The world has had plenty of evidence that the Libyan leader is as President Bush would say “an evil doer.”  But it took President Obama and his team of Secretary Clinton, Ambassador Rice, and NSC staffer Samantha Power to start a war practically over night. Not since the Tokin Gulf incident has America committed forces to combat in such a “ready fire aim moment.” And remember the combat action contrived off the Vietnam coast at least had the Johnson Administration looking for a “fig leaf” of congressional approval. Tragically, Congress once they approved LBJ’s war eventually cut the money while people were still dying in South Vietnam and Cambodia.

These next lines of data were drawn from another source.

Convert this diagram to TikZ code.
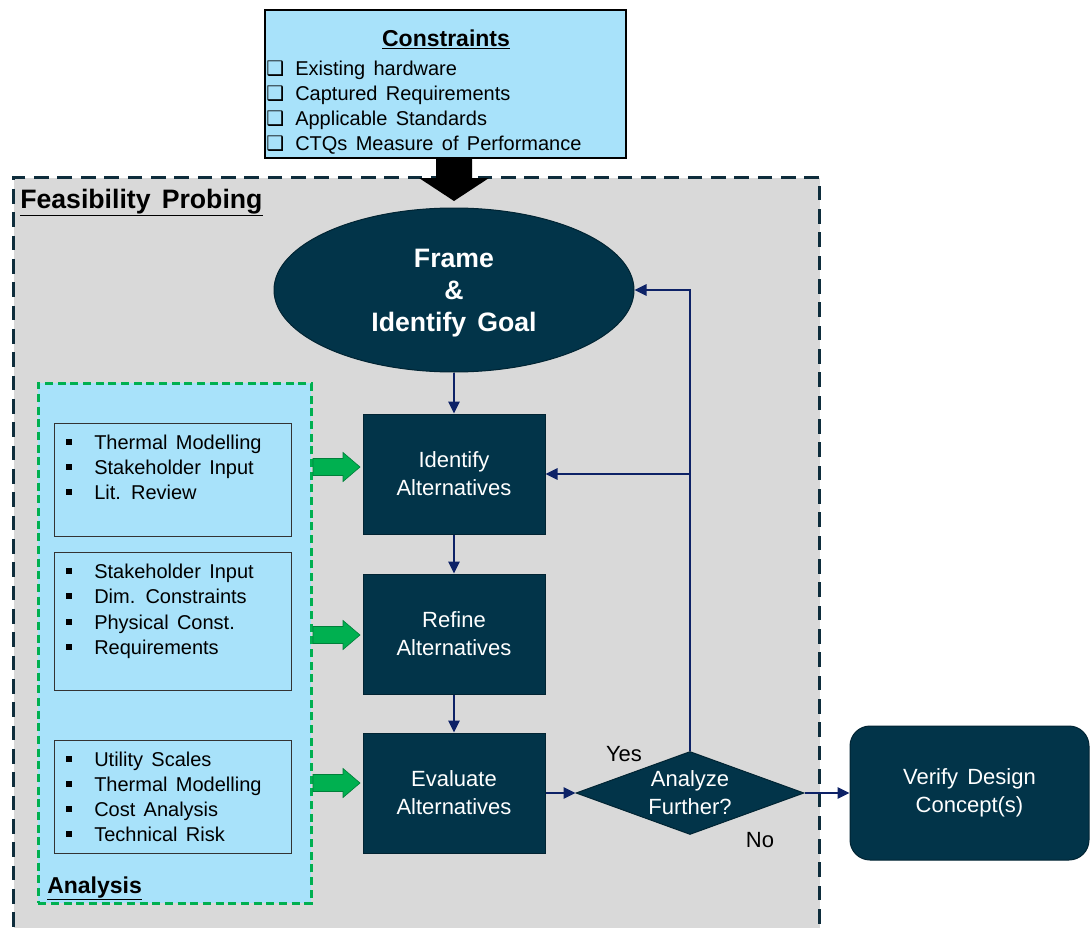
\documentclass[tikz,border=0pt]{standalone}
\usepackage{fontspec}
\setmainfont[WordSpace=1.5]{Liberation Sans}
\newfontfamily\symfont{DejaVu Sans}
\usetikzlibrary{shapes.geometric,arrows.meta,calc}

\definecolor{deep}{HTML}{023449}
\definecolor{sky}{HTML}{A8E2FA}
\definecolor{panel}{HTML}{D9D9D9}
\definecolor{navy}{HTML}{0D2267}
\definecolor{leaf}{HTML}{00B050}
\definecolor{leafdark}{HTML}{00803A}
\definecolor{frameline}{HTML}{0E2D3C}

% small square list bullet
\newcommand{\sqbullet}{\rule[3.2pt]{4.6pt}{4.6pt}}

\tikzset{
  darkbox/.style={rectangle, fill=deep, draw=deep!70!black, line width=0.75pt,
    text=white, align=center, inner sep=0pt,
    font=\fontsize{16.5}{21}\selectfont,
    minimum width=182*0.75pt, minimum height=120*0.75pt},
  flow/.style={navy, line width=1.5pt, -{Triangle[length=9pt,width=8.5pt]}},
  listbox/.style={rectangle, draw=black!80, fill=sky, line width=0.75pt,
    inner sep=0pt, anchor=north west, minimum width=237*0.75pt},
  item/.style={anchor=base west, inner sep=0pt, font=\fontsize{15}{18}\selectfont},
  heading/.style={anchor=base west, inner sep=0pt, font=\bfseries\fontsize{17.25}{20}\selectfont},
  plain/.style={inner sep=0pt, font=\fontsize{16.5}{21}\selectfont},
  greenarrow/.style={fill=leaf, draw=leafdark, line width=0.5pt}
}

\begin{document}
\begin{tikzpicture}[x=0.75pt, y=-0.75pt]
\useasboundingbox (0,0) rectangle (1090,928);
\clip (0,0) rectangle (1090,928);
\fill[white] (0,0) rectangle (1090,928);

% feasibility probing area
\node[rectangle, anchor=north west, fill=panel, draw=frameline, line width=2.25pt,
  dash pattern=on 11pt off 6.5pt, minimum width=806*0.75pt, minimum height=780*0.75pt,
  inner sep=0pt] (probe) at (12,176) {};
\node[heading, font=\bfseries\fontsize{20}{22}\selectfont] (probetitle) at (20,208)
  {\underline{Feasibility Probing}};

% constraints box
\node[rectangle, fill=sky, draw=black, line width=1.5pt, inner sep=0pt,
  minimum width=361*0.75pt, minimum height=148*0.75pt] (cons) at (445.5,84) {};
\node[inner sep=0pt, anchor=base, font=\bfseries\fontsize{17.25}{20}\selectfont]
  (constitle) at (446,46) {\underline{Constraints}};
\foreach \t [count=\i] in {Existing hardware, Captured Requirements,
    Applicable Standards, CTQs Measure of Performance} {
  \node[item] (ck\i) at (266,{50+25*\i}) {\symfont ❑};
  \node[item] (cn\i) at (295,{50+25*\i}) {\t};
}

% goal ellipse
\node[ellipse, fill=deep, draw=deep!70!black, line width=0.75pt, inner sep=0pt,
  minimum width=360*0.75pt, minimum height=164*0.75pt] (frame) at (454,290) {};
\node[inner sep=0pt, text=white, align=center,
  font=\bfseries\fontsize{20}{24}\selectfont] (frametext) at ($(frame.center)+(0,3)$)
  {Frame\\\&\\Identify Goal};

% block arrow from the constraints into the goal
\coordinate (drop) at (frame.north |- cons.south);
\fill[black] ($(drop)+(-18,0)$) -- ++(36,0) -- ++(0,19) -- ++(17,0)
  -- ($(drop)+(0,42)$) -- ($(drop)+(-35,19)$) -- ++(17,0) -- cycle;

% process steps
\node[darkbox] (ident) at (454,474) {Identify\\Alternatives};
\node[darkbox] (refine) at (454,634) {Refine\\Alternatives};
\node[darkbox] (evalu) at (454,793) {Evaluate\\Alternatives};

% decision
\node[diamond, fill=deep, draw=deep!70!black, line width=0.75pt, inner sep=0pt,
  minimum width=228*0.75pt, minimum height=83*0.75pt] (dec) at (690,793) {};
\node[plain, text=white, align=center] (dectext) at (dec.center) {Analyze\\Further?};

% verification
\node[rectangle, rounded corners=15pt, fill=deep, draw=deep!70!black, line width=0.75pt,
  inner sep=0pt, minimum width=239*0.75pt, minimum height=134*0.75pt, text=white,
  align=center, font=\fontsize{16.5}{21}\selectfont] (verify) at (969.5,793)
  {Verify Design\\Concept(s)};

\node[plain] (yes) at (624,754) {Yes};
\node[plain] (no) at (760,840) {No};

% connectors
\draw[flow] (frame.south) -- (ident.north);
\draw[flow] (ident.south) -- (refine.north);
\draw[flow] (refine.south) -- (evalu.north);
\draw[flow] (evalu.east) -- (dec.west);
\draw[flow] (dec.east) -- (verify.west);
\draw[flow] (dec.north) -- (dec.north |- frame.east) -- (frame.east);
\draw[flow] (dec.north |- ident.east) -- (ident.east);

% analysis panel
\node[rectangle, anchor=north west, fill=sky, draw=leaf, line width=1.9pt,
  dash pattern=on 6pt off 3.5pt, inner sep=0pt,
  minimum width=273*0.75pt, minimum height=520*0.75pt] (anal) at (37,382) {};
\node[heading] (analtitle) at (47,893) {\underline{Analysis}};

\node[listbox, minimum height=113*0.75pt] (sb1) at (54,423) {};
\node[listbox, minimum height=138*0.75pt] (sb2) at (54,552) {};
\node[listbox, minimum height=113*0.75pt] (sb3) at (54,740) {};

\foreach \t/\y [count=\i] in {Thermal Modelling/449, Stakeholder Input/474, Lit. Review/499} {
  \node[item] (pa\i) at (66,\y) {\sqbullet};
  \node[item] (ta\i) at (94,\y) {\t};
}
\foreach \t/\y [count=\i] in {Stakeholder Input/578, Dim. Constraints/603,
    Physical Const./629, Requirements/654} {
  \node[item] (pb\i) at (66,\y) {\sqbullet};
  \node[item] (tb\i) at (94,\y) {\t};
}
\foreach \t/\y [count=\i] in {Utility Scales/766, Thermal Modelling/791,
    Cost Analysis/816, Technical Risk/841} {
  \node[item] (pc\i) at (66,\y) {\sqbullet};
  \node[item] (tc\i) at (94,\y) {\t};
}

% green feed arrows from the analysis panel into the steps
\coordinate (g1) at (313,467);
\coordinate (g2) at (313,635);
\coordinate (g3) at (313,783);
\foreach \g in {g1,g2,g3} {
  \draw[greenarrow] (\g) -- ++(0,-8.5) -- ++(30,0) -- ++(0,-6) -- ++(17,14.5)
    -- ++(-17,14.5) -- ++(0,-6) -- ++(-30,0) -- cycle;
}
\end{tikzpicture}
\end{document}
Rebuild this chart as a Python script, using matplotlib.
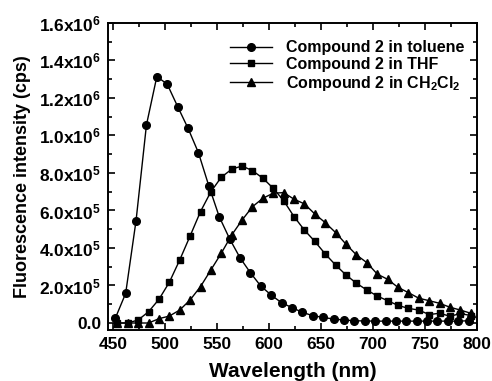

Now almost four decades later the Obama Administration is facing another combat dilemma. It was said by Field Marshall Helmuth von Moltke that “no battle plan ever survives contact with the enemy.” One just has to read Armed Humanitarians, Chapter 10, to see symbolically that AFRICOM’s  stated mission did not survive contact with the current administration.

The other adage (cliché) is “the plan goes out the window when the first round goes down range”—before the first round went down range in the Libyan attack AFRICM was shot by friendly fire before that war began.

Armed Humanitarians, The Rise of The Nation Builders (Bloomsbury USA, 2011).